WASHINGTON – Critics of the U.S. government’s nearly five-year effort to seek the release of the only American soldier held captive in Afghanistan claim the work suffers from disorganization and poor communication among numerous federal agencies involved, leaving his captors unclear which U.S. officials have the authority to make a deal.
The shrinking U.S. military footprint in Afghanistan has refocused attention on efforts to bring home Sgt. Bowe Bergdahl, of Hailey, Idaho, who has been held by the Taliban since 2009.
About two dozen officials at the State and Defense departments, the military’s U.S. Central Command, the Joint Chiefs of Staff, U.S. Special Operations Command, the CIA and FBI are working the case; most of them doing it alongside their other duties, a defense official said.
Bergdahl’s captors are eager to release him, according to a defense official and a military officer, who both spoke to the Associated Press on condition of anonymity.
“Elements in all echelons – from the top of the Taliban down to the folks holding Bergdahl – are reaching out to make a deal,” the defense official said.
The military officer said the effort was marred by distrust on both sides. Those holding Bergdahl have indicated what they would be willing to do to prove to the U.S. government that they want to deal, but the U.S. has not formally responded to that outreach, the military officer said.
The White House and U.S. military officials deny that the effort is disjointed, claim Bergdahl’s release remains a top priority and that the government is using diplomatic, military, intelligence and all other means to free him.

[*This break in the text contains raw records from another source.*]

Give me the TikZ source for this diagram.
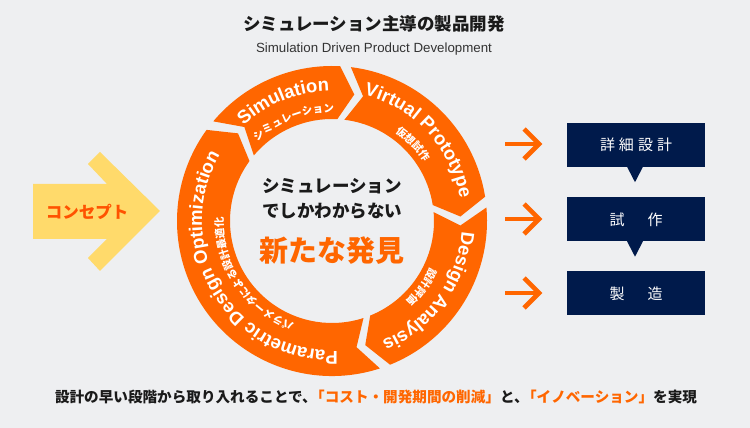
\documentclass[tikz,border=0pt]{standalone}
\usepackage{fontspec}
\setmainfont{Liberation Sans}
\newfontfamily\jp{Noto Sans CJK JP}
\usetikzlibrary{decorations.text,calc}
\definecolor{bg}{HTML}{EEEFF1}
\definecolor{ring}{HTML}{FF6600}
\definecolor{navy}{HTML}{001A4B}
\definecolor{yel}{HTML}{FFDA6B}
\definecolor{conc}{HTML}{FF5200}
\definecolor{ink}{HTML}{1A1A1A}
\definecolor{sub}{HTML}{333333}
\newcommand\engfont{\bfseries\fontsize{18.5}{18.5}\selectfont}
\newcommand\jpsmall{\jp\bfseries\fontsize{10.5}{10.5}\selectfont}
\newcommand\ringtext[4]{\path[decorate,decoration={text along path,text align=center,text color=white,text={|#3|#4}}] ({#1+80}:#2) arc[start angle={#1+80},end angle={#1-80},radius=#2];}
\begin{document}
\begin{tikzpicture}[x=1pt,y=1pt,
  boxnode/.style={fill=navy,minimum width=138pt,minimum height=44pt,inner sep=0pt,text=white,font=\jp\fontsize{15}{15}\selectfont},
  arrowline/.style={draw=ring,line width=4.6pt,miter limit=10}]
\fill[bg] (0,0) rectangle (750,428);
\useasboundingbox (0,0) rectangle (750,428);
% title
\node[font=\jp\bfseries\fontsize{17.5}{17.5}\selectfont,text=ink,inner sep=0] (title) at (374,404) {シミュレーション主導の製品開発};
\node[font=\fontsize{13.3}{13.3}\selectfont,text=sub,inner sep=0] (subtitle) at (374,379) {Simulation Driven Product Development};
% concept arrow
\fill[yel] (33,244) -- (107,244) -- (88,264) -- (100,276) -- (160,217) -- (100,157) -- (88,170) -- (107,189) -- (33,189) -- cycle;
\node[font=\jp\bfseries\fontsize{16.5}{16.5}\selectfont,text=conc,inner sep=0] (concept) at (87,216) {コンセプト};
% ring
\begin{scope}[shift={(332,207)}]
  \def\Ro{155}\def\Ri{102}\def\Rm{128.5}\def\gp{2}\def\dl{7}
  \foreach \a/\b in {142/85, 85/7, 7/-70, -70/-218} {
    \pgfmathsetmacro\ta{\a-\gp}
    \pgfmathsetmacro\tn{\a-\gp-\dl}
    \pgfmathsetmacro\hb{\b+\gp}
    \pgfmathsetmacro\ht{\b+\gp-\dl}
    \fill[ring] (\ta:\Ro) arc[start angle=\ta,end angle=\hb,radius=\Ro] -- (\ht:\Rm) -- (\hb:\Ri) arc[start angle=\hb,end angle=\ta,radius=\Ri] -- (\tn:\Rm) -- cycle;
  }
  \ringtext{112}{130}{\engfont}{Simulation}
  \ringtext{111}{109}{\jpsmall}{シミュレーション}
  \ringtext{43}{130}{\engfont}{Virtual Prototype}
  \ringtext{43.5}{109}{\jpsmall}{仮想試作}
  \ringtext{-36}{130}{\engfont}{Design Analysis}
  \ringtext{-36}{109}{\jpsmall}{設計評価}
  \ringtext{-149}{130}{\engfont}{Parametric Design Optimization}
  \ringtext{-146}{109}{\jpsmall}{パラメータによる設計最適化}
\end{scope}
% center text
\node[font=\jp\bfseries\fontsize{17.5}{17.5}\selectfont,text=ink,inner sep=0] (c1) at (332,242) {シミュレーション};
\node[font=\jp\bfseries\fontsize{17.5}{17.5}\selectfont,text=ink,inner sep=0] (c2) at (332,217) {でしかわからない};
\node[font=\jp\bfseries\fontsize{29}{29}\selectfont,text=ring,inner sep=0] (c3) at (332,177) {新たな発見};
% right arrows
\foreach \yy/\nm in {284/ra, 209/rb, 135/rc} {
  \coordinate (\nm s) at (505,\yy);
  \coordinate (\nm e) at (539,\yy);
  \coordinate (\nm u) at (524,\yy+15);
  \coordinate (\nm d) at (524,\yy-15);
  \draw[arrowline] (\nm s) -- (\nm e);
  \draw[arrowline] (\nm u) -- (\nm e) -- (\nm d);
}
% boxes
\node[boxnode] (b1) at (636,283) {詳\hspace{4pt}細\hspace{4pt}設\hspace{4pt}計};
\node[boxnode] (b2) at (636,208.5) {試\hspace{23pt}作};
\node[boxnode] (b3) at (636,134.5) {製\hspace{23pt}造};
\fill[navy] ($(b1.south)+(-9,0.5)$) -- ($(b1.south)+(7,0.5)$) -- ($(b1.south)+(-1,-15)$) -- cycle;
\fill[navy] ($(b2.south)+(-9,0.5)$) -- ($(b2.south)+(7,0.5)$) -- ($(b2.south)+(-1,-15)$) -- cycle;
% bottom text
\node[font=\jp\bfseries\fontsize{14.6}{14.6}\selectfont,text=ink,inner sep=0] (bottom) at (376,31) {設計の早い段階から取り入れることで、\hspace{-0.45em}\textcolor{ring}{「コスト・開発期間の削減」}と、\hspace{-0.45em}\textcolor{ring}{「イノベーション」}を実現};
\end{tikzpicture}
\end{document}
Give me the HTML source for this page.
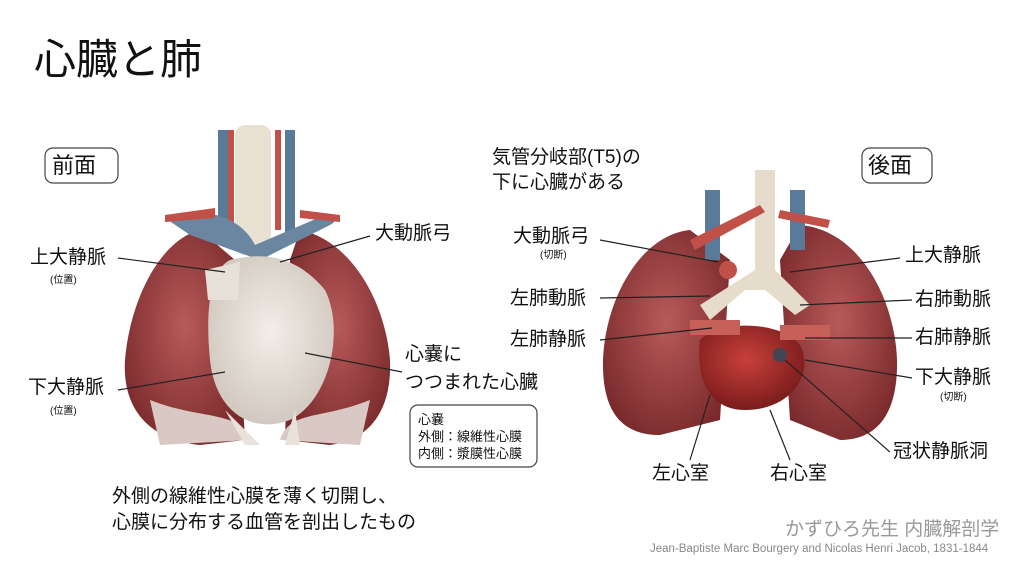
<!DOCTYPE html>
<html><head><meta charset="utf-8"><style>
body{margin:0;width:1024px;height:576px;background:#fff;overflow:hidden;position:relative;font-family:"Liberation Sans","Noto Sans CJK JP",sans-serif;color:#111}
.t{position:absolute;white-space:nowrap;line-height:1}
.s{font-size:19px}
.x{font-size:10px}
svg{position:absolute;left:0;top:0}
</style></head><body>
<svg width="1024" height="576">
<defs>
<radialGradient id="lung" cx="50%" cy="45%" r="60%"><stop offset="0" stop-color="#b85a5a"/><stop offset="1" stop-color="#7a2a2c"/></radialGradient>
<radialGradient id="hw" cx="50%" cy="45%" r="60%"><stop offset="0" stop-color="#f2eee8"/><stop offset="1" stop-color="#cfc6bc"/></radialGradient>
<radialGradient id="hr" cx="45%" cy="40%" r="60%"><stop offset="0" stop-color="#c8403a"/><stop offset="1" stop-color="#7a1c1c"/></radialGradient>
</defs>
<path d="M200 230 C160 240 130 300 125 360 C122 410 150 440 200 445 L245 440 L235 260 Z" fill="url(#lung)"/>
<path d="M300 230 C350 240 385 300 390 360 C392 410 370 440 330 445 L285 440 L290 260 Z" fill="url(#lung)"/>
<path d="M150 400 C200 420 240 410 250 440 L160 445 Z" fill="#d9c8c4"/>
<path d="M370 400 C320 420 290 410 280 440 L360 445 Z" fill="#d9c8c4"/>
<rect x="218" y="130" width="10" height="110" fill="#5a7a9a"/>
<rect x="285" y="130" width="10" height="110" fill="#5a7a9a"/>
<rect x="235" y="125" width="36" height="130" rx="10" fill="#e8e0d0"/>
<rect x="228" y="130" width="6" height="100" fill="#c05048"/>
<rect x="275" y="130" width="6" height="100" fill="#c05048"/>
<path d="M165 218 C200 205 240 215 255 245 L325 215 C335 212 340 220 330 225 L260 260 L190 235 Z" fill="#6b86a0"/>
<path d="M165 215 L215 208 L215 218 L165 222Z M300 210 L340 215 L340 222 L300 218Z" fill="#c05048"/>
<path d="M230 260 C270 250 300 260 325 290 C345 330 330 400 290 420 C250 435 215 410 210 360 C205 310 210 270 230 260Z" fill="url(#hw)"/>
<path d="M205 270 L240 262 L238 300 L208 300Z" fill="#e6e0d8"/>
<path d="M225 410 L260 445 L245 445Z M295 410 L300 445 L285 445Z" fill="#e8e2da"/>
<path d="M690 230 C640 235 605 300 603 360 C602 410 620 435 660 435 L720 420 L730 260 Z" fill="url(#lung)"/>
<path d="M800 225 C860 230 895 300 897 360 C898 410 880 440 840 440 L790 420 L780 260 Z" fill="url(#lung)"/>
<path d="M700 340 C720 320 780 320 800 345 C815 375 790 410 745 410 C710 410 695 380 700 340Z" fill="url(#hr)"/>
<path d="M705 190 L720 190 L720 260 L705 260Z M790 190 L805 190 L805 250 L790 250Z" fill="#5a7a9a"/>
<path d="M755 170 L775 170 L775 270 L810 305 L795 315 L765 290 L745 290 L710 320 L700 305 L755 270Z" fill="#e5dccb"/>
<circle cx="728" cy="270" r="9" fill="#c05048"/>
<path d="M690 240 L760 205 L765 212 L695 250Z M780 210 L830 220 L828 228 L778 218Z" fill="#c05048"/>
<path d="M690 320 L740 320 L740 335 L690 335Z M780 325 L830 325 L830 340 L780 340Z" fill="#c8605a"/>
<circle cx="780" cy="355" r="7" fill="#445"/>
<g stroke="#222" stroke-width="1.2" fill="none">
<path d="M118 258 L225 272"/><path d="M370 236 L280 262"/>
<path d="M118 390 L225 372"/><path d="M402 372 L305 353"/>
<path d="M600 240 L718 262"/><path d="M600 298 L710 296"/><path d="M600 340 L712 328"/>
<path d="M900 258 L790 272"/><path d="M912 300 L800 305"/><path d="M912 338 L805 338"/><path d="M912 378 L805 360"/>
<path d="M890 452 L785 360"/><path d="M690 460 L710 395"/><path d="M790 460 L770 410"/>
</g>
<rect x="45" y="148" width="73" height="35" rx="8" fill="none" stroke="#444" stroke-width="1.2"/>
<rect x="862" y="148" width="70" height="35" rx="8" fill="none" stroke="#444" stroke-width="1.2"/>
<rect x="410" y="405" width="127" height="62" rx="8" fill="#fff" stroke="#444" stroke-width="1.2"/>
</svg>
<div class="t" style="left:34px;top:39px;font-size:42px">心臓と肺</div>
<div class="t" style="left:52px;top:155px;font-size:22px">前面</div>
<div class="t" style="left:868px;top:155px;font-size:22px">後面</div>
<div class="t s" style="left:30px;top:248px">上大静脈</div>
<div class="t x" style="left:50px;top:276px">(位置)</div>
<div class="t s" style="left:375px;top:224px">大動脈弓</div>
<div class="t s" style="left:28px;top:378px">下大静脈</div>
<div class="t x" style="left:50px;top:407px">(位置)</div>
<div class="t s" style="left:405px;top:345px">心嚢に</div>
<div class="t s" style="left:405px;top:373px">つつまれた心臓</div>
<div class="t" style="left:418px;top:411px;font-size:13px;line-height:17px">心嚢<br>外側：線維性心膜<br>内側：漿膜性心膜</div>
<div class="t s" style="left:112px;top:487px">外側の線維性心膜を薄く切開し、</div>
<div class="t s" style="left:112px;top:513px">心膜に分布する血管を剖出したもの</div>
<div class="t s" style="left:492px;top:148px">気管分岐部(T5)の</div>
<div class="t s" style="left:492px;top:173px">下に心臓がある</div>
<div class="t s" style="left:513px;top:227px">大動脈弓</div>
<div class="t x" style="left:540px;top:251px">(切断)</div>
<div class="t s" style="left:510px;top:289px">左肺動脈</div>
<div class="t s" style="left:510px;top:330px">左肺静脈</div>
<div class="t s" style="left:905px;top:246px">上大静脈</div>
<div class="t s" style="left:915px;top:290px">右肺動脈</div>
<div class="t s" style="left:915px;top:328px">右肺静脈</div>
<div class="t s" style="left:915px;top:368px">下大静脈</div>
<div class="t x" style="left:940px;top:393px">(切断)</div>
<div class="t s" style="left:893px;top:442px">冠状静脈洞</div>
<div class="t s" style="left:652px;top:464px">左心室</div>
<div class="t s" style="left:770px;top:464px">右心室</div>
<div class="t" style="left:785px;top:520px;font-size:19px;color:#999">かずひろ先生 内臓解剖学</div>
<div class="t" style="left:650px;top:544px;font-size:11.5px;color:#888">Jean-Baptiste Marc Bourgery and Nicolas Henri Jacob, 1831-1844</div>
</body></html>
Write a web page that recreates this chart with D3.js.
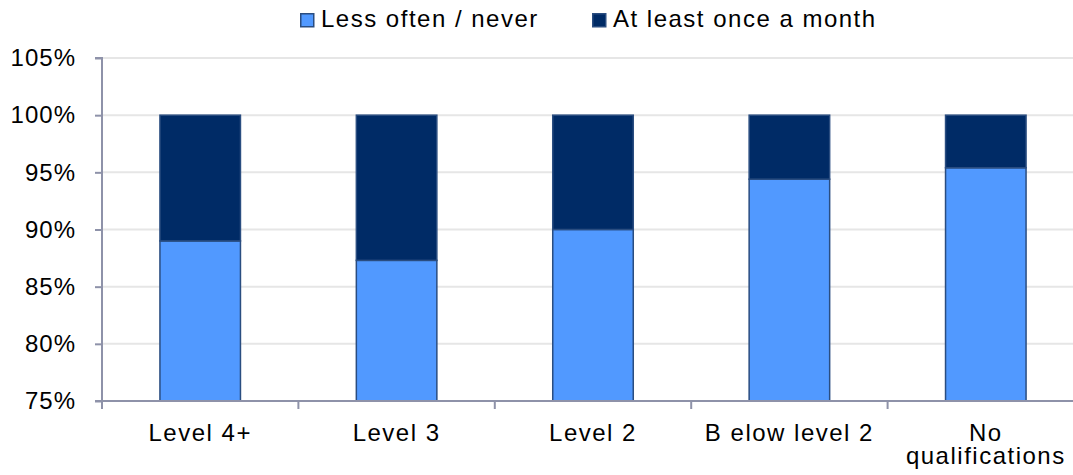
<!DOCTYPE html>
<html>
<head>
<meta charset="utf-8">
<script src="https://cdn.jsdelivr.net/npm/d3@7"></script>
<style>
  html, body { margin: 0; padding: 0; background: #fff; }
  svg text { font-family: "Liberation Sans", Arial, sans-serif; fill: #000; }
</style>
</head>
<body>
<svg id="chart" width="1073" height="475"></svg>
<script>
// Qualification levels shown along the x axis
const categories = ["Level 4+", "Level 3", "Level 2", "B elow level 2", "No\nqualifications"];
// Share answering "Less often / never" (%)
const lessOften = [89.0, 87.3, 90.0, 94.4, 95.4];
// Share answering "At least once a month" (%)
const atLeastMonthly = [11.0, 12.7, 10.0, 5.6, 4.6];
const seriesNames = ["Less often / never", "At least once a month"];
const seriesColors = ["#5199FF", "#002B66"];
const yTicks = [75, 80, 85, 90, 95, 100, 105];

const svg = d3.select("#chart");
const plotLeft = 102, plotTop = 58, plotBottom = 401, step = 196.4;

const x = d3.scaleBand()
  .domain(categories)
  .range([plotLeft, plotLeft + step * categories.length])
  .paddingInner(0.59)
  .paddingOuter(0.295);

const y = d3.scaleLinear().domain([75, 105]).range([plotBottom, plotTop]);

const axisColor = "#8E92A9";
const fontSize = 24;

// gridlines
svg.append("g")
  .selectAll("line")
  .data(yTicks)
  .join("line")
  .attr("x1", plotLeft).attr("x2", 1073)
  .attr("y1", d => y(d)).attr("y2", d => y(d))
  .attr("stroke", "#E6E6E6").attr("stroke-width", 2);

// stacked bars
const rows = categories.map((c, i) => ({ cat: c, a: lessOften[i], b: atLeastMonthly[i] }));
const stack = d3.stack().keys(["a", "b"])(rows);

svg.append("g")
  .selectAll("g")
  .data(stack)
  .join("g")
  .attr("fill", (d, i) => seriesColors[i])
  .selectAll("rect")
  .data(d => d)
  .join("rect")
  .attr("x", d => x(d.data.cat))
  .attr("width", x.bandwidth())
  .attr("y", d => y(Math.min(105, d[1])))
  .attr("height", d => y(Math.max(75, d[0])) - y(Math.min(105, d[1])))
  .attr("stroke", "#2A4D80")
  .attr("stroke-width", 1.5);

// y axis
const yAxis = d3.axisLeft(y).tickValues(yTicks).tickSize(7).tickPadding(19)
  .tickFormat(d => d + "%");
const gy = svg.append("g").attr("transform", `translate(${plotLeft},0)`).call(yAxis);
gy.select(".domain").attr("stroke", axisColor).attr("stroke-width", 2).attr("d", `M-7,${plotTop}H0V${plotBottom}H-7`);
gy.selectAll(".tick line").attr("stroke", axisColor).attr("stroke-width", 2);
gy.selectAll(".tick text")
  .attr("font-size", fontSize)
  .attr("font-family", "Liberation Sans, Arial, sans-serif")
  .attr("letter-spacing", "1px")
  .attr("fill", "#000");

// x axis line and category boundary ticks
svg.append("line")
  .attr("x1", plotLeft).attr("x2", 1073)
  .attr("y1", plotBottom).attr("y2", plotBottom)
  .attr("stroke", axisColor).attr("stroke-width", 2);
const boundaries = d3.range(categories.length + 1).map(i => plotLeft + x.step() * i);
svg.append("g")
  .selectAll("line")
  .data(boundaries)
  .join("line")
  .attr("x1", d => d).attr("x2", d => d)
  .attr("y1", plotBottom).attr("y2", plotBottom + 8)
  .attr("stroke", axisColor).attr("stroke-width", 2);

// category labels (second line of a wrapped label sits below the first)
svg.append("g")
  .selectAll("text")
  .data(categories)
  .join("text")
  .attr("text-anchor", "middle")
  .attr("font-size", fontSize)
  .attr("letter-spacing", "1.5px")
  .attr("transform", d => `translate(${x(d) + x.bandwidth() / 2},441)`)
  .each(function (d) {
    const t = d3.select(this);
    d.split("\n").forEach((ln, k) => {
      t.append("tspan").attr("x", 0).attr("y", k * 23).text(ln);
    });
  });

// legend
const legendX = [300, 592];
const lg = svg.append("g");
seriesNames.forEach((name, i) => {
  lg.append("rect")
    .attr("x", legendX[i] + 0.75).attr("y", 13.75)
    .attr("width", 13).attr("height", 13)
    .attr("fill", seriesColors[i])
    .attr("stroke", "#2A4D80").attr("stroke-width", 1.5);
  lg.append("text")
    .attr("x", legendX[i] + 21).attr("y", 27)
    .attr("font-size", fontSize)
    .attr("letter-spacing", "1.5px")
    .text(name);
});
</script>
</body>
</html>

Bergdahl, 28, was last seen in a “proof of life” video released in December. He is thought to be held by members of the Haqqani network, which operates in the Afghanistan-Pakistan border region and has been one of the deadliest threats to U.S. troops in the war. The Haqqani network, which the State Department designated as a foreign terrorist organization in 2012, claims allegiance to the Afghan Taliban, yet operates with some degree of autonomy.
Rep. Duncan Hunter, R-Calif., wrote earlier this year to Defense Secretary Chuck Hagel, saying it was critical that efforts to free Bergdahl are not overcome by bureaucracy.
“Given the significance and necessity for centralized command and control, which I have been informed is little to nonexistent, I urge you to seriously consider the idea of directing an individual to organize, manage and coordinate activity that involves multiple elements of the federal government working toward Bergdahl’s release,” wrote Hunter, a Marine veteran of both Iraq and Afghanistan.
Days later, Hagel appointed Michael Lumpkin, assistant defense secretary for special operations and low-intensity conflict, as the point person for the Bergdahl case at the Pentagon. Hunter viewed that as a good step but noted that Lumpkin only has jurisdiction over the Pentagon work, not that of the other agencies.
A month after Lumpkin’s appointment, Hunter wrote President Barack Obama, asking him to make the Defense Department the lead on all efforts to get Bergdahl back “with the specific aim of achieving a faster resolution than can be provided by the Department of State.” He asked Obama to name one coordinator to oversee the entire Bergdahl effort.
The State Department declined to comment on Hunter’s letters and referred questions to the White House.
“The reason Sgt. Bergdahl remains a captive is because he is being held by a terrorist organization, not because of a lack of effort or coordination by the U.S. government,” said Caitlin Hayden, spokeswoman for the National Security Council.
The Pentagon is exploring several avenues to get Bergdahl released, including one that seeks to negotiate with the Haqqani network, according to an individual familiar with the government’s efforts. The person, who spoke on condition of anonymity, said some government officials also are looking into ways to seek the simultaneous release of Bergdahl and four civilians, including a woman who was pregnant when she went missing, believed held by militants.